Representatives have been negotiating an agreement for weeks, the final part in a two-phase political process launched in December to set out the terms for reviving the transition to civilian-led rule and democratic elections.
Reform of the security forces is a key point of contention in the talks, which envisage an exit of generals from politics once a civilian government is installed.
The December deal, decried by critics as “vague”, was agreed by Burhan with multiple factions after near-weekly protests since the 2021 coup.
The proposed reforms include the integration into the regular army of the powerful paramilitary Rapid Support Forces (RSF), led by Burhan’s deputy Mohamed Hamdan Daglo.
Created in 2013, the RSF emerged from the Popular Defence Forces, sometimes called “Janjaweed”, that al-Bashir unleashed a decade earlier in the western region of Darfur against non-Arab rebels.
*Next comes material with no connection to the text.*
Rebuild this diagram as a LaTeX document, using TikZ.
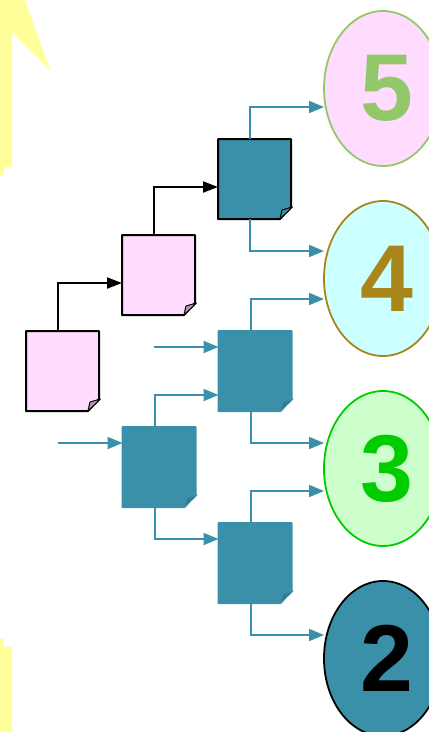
\documentclass[tikz,border=0pt]{standalone}
\usepackage{fontspec}
\setmainfont{Liberation Sans}
\usetikzlibrary{arrows.meta,shapes.geometric}
\definecolor{pagepink}{HTML}{FFDCFF}
\definecolor{pageteal}{HTML}{3A90A8}
\definecolor{lemon}{HTML}{FFFF99}
\definecolor{leaf}{HTML}{92C86A}
\definecolor{ochre}{HTML}{A8861C}
\definecolor{aqua}{HTML}{CCFFFF}
\definecolor{mint}{HTML}{CCFFCC}
\definecolor{vivid}{HTML}{00CC00}
\newcommand{\rankdigit}[1]{\hspace{8pt}\raisebox{-3pt}{#1}}
\tikzset{
    page/.style={minimum width=73pt, minimum height=80pt, inner sep=0pt, outer sep=0pt},
    rank/.style={ellipse, minimum width=118pt, minimum height=155pt, inner sep=0pt, outer sep=0pt, line width=1.8pt, font=\fontsize{95}{95}\selectfont\bfseries},
    blackline/.style={black, line width=2pt, -{Triangle[length=15pt,width=11pt]}},
    tealline/.style={pageteal, line width=2pt, -{Triangle[length=15pt,width=12pt]}}
}

\begin{document}
\begin{tikzpicture}[x=1pt, y=-1pt]
    \useasboundingbox (0, 0) rectangle (429, 732);
    \clip (0, 0) rectangle (429, 732);

    % yellow scraps at the left edge
    \fill[lemon] (0, 0) -- (25, 0) -- (50, 70) -- (12, 32) -- (12, 167) -- (4, 167) -- (4, 175) -- (0, 175) -- cycle;
    \fill[lemon] (0, 639) -- (4, 639) -- (4, 647) -- (12, 647) -- (12, 732) -- (0, 732) -- cycle;

    % pages
    \foreach \n / \x / \y / \c / \l / \k in {pageA/62.5/371/pagepink/black/70, pageB/158.5/275/pagepink/black/70, pageC/254.5/179/pageteal/black/100, pageD/255/371/pageteal/pageteal/85, pageE/159/467/pageteal/pageteal/85, pageF/255/563/pageteal/pageteal/85} {
        \node[page] (\n) at (\x, \y) {};
        \filldraw[draw=\l, fill=\c, line width=2pt, line join=round] (\n.north west) -- (\n.north east) -- ([yshift=12pt]\n.south east) -- ([xshift=-11pt]\n.south east) -- (\n.south west) -- cycle;
        \filldraw[draw=\l, fill=\c!\k!black, line width=1pt, line join=round] ([xshift=1.5pt, yshift=12pt]\n.south east) -- ([xshift=-9pt, yshift=9pt]\n.south east) -- ([xshift=-11pt]\n.south east) -- cycle;
    }

    % ranks
    \node[rank, draw=leaf, fill=pagepink, text=leaf] (rankFive) at (383, 88.5) {\rankdigit{5}};
    \node[rank, draw=ochre, fill=aqua, text=ochre] (rankFour) at (383, 278.5) {\rankdigit{4}};
    \node[rank, draw=vivid, fill=mint, text=vivid] (rankThree) at (383, 468.5) {\rankdigit{3}};
    \node[rank, draw=black, fill=pageteal, text=black] (rankTwo) at (383, 658.5) {\rankdigit{2}};

    \coordinate (inD) at (154, 347);
    \coordinate (inE) at (58, 443);

    \draw[blackline] ([xshift=32pt]pageA.north west) |- ([yshift=-48pt]pageB.north west);
    \draw[blackline] ([xshift=32pt]pageB.north west) |- ([yshift=-48pt]pageC.north west);

    \draw[tealline] ([xshift=32pt]pageC.north west) |- ([yshift=-18.5pt]rankFive.west);
    \draw[tealline] ([xshift=32pt]pageC.south west) |- ([yshift=27.5pt]rankFour.west);
    \draw[tealline] ([xshift=32pt]pageD.north west) |- ([yshift=-20.5pt]rankFour.west);
    \draw[tealline] ([xshift=32pt]pageD.south west) |- ([yshift=25.5pt]rankThree.west);
    \draw[tealline] ([xshift=32pt]pageF.north west) |- ([yshift=-22.5pt]rankThree.west);
    \draw[tealline] ([xshift=32pt]pageF.south west) |- ([yshift=23.5pt]rankTwo.west);

    \draw[tealline] (inD) -- ([yshift=-16pt]pageD.north west);
    \draw[tealline] (inE) -- ([yshift=-16pt]pageE.north west);
    \draw[tealline] ([xshift=32pt]pageE.north west) |- ([yshift=-64pt]pageD.north west);
    \draw[tealline] ([xshift=32pt]pageE.south west) |- ([yshift=-16pt]pageF.north west);
\end{tikzpicture}
\end{document}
The militia has since been accused by rights groups of having committed war crimes.
While experts have pointed to worrying rivalries between Burhan and Daglo, the two men appeared side by side last week, speaking in the capital Khartoum to plead for successful integration.
But talks have stalled since, according to observers, with persistent disputes over a timetable for the RSF’s integration.
Al Jazeera’s Hiba Morgan, reporting from Khartoum said “the army wants the group to be integrated into it by the end of the two-year transitional period.
“They also want an assessment of the officers and the ranks of the officers of the RSF saying that needs to be reassessed because they have not joined the military academy and they have been promoted in standards that were not compatible with the standards of the army.
“When it comes to the issue of integrating the RSF, which has been repeatedly saying that it is part of the military, that comes down to the military and the RSF amongst themselves. A technical committee is working to try to reach an agreement in the next five days so that a final deal is signed by April 6,” Morgan said.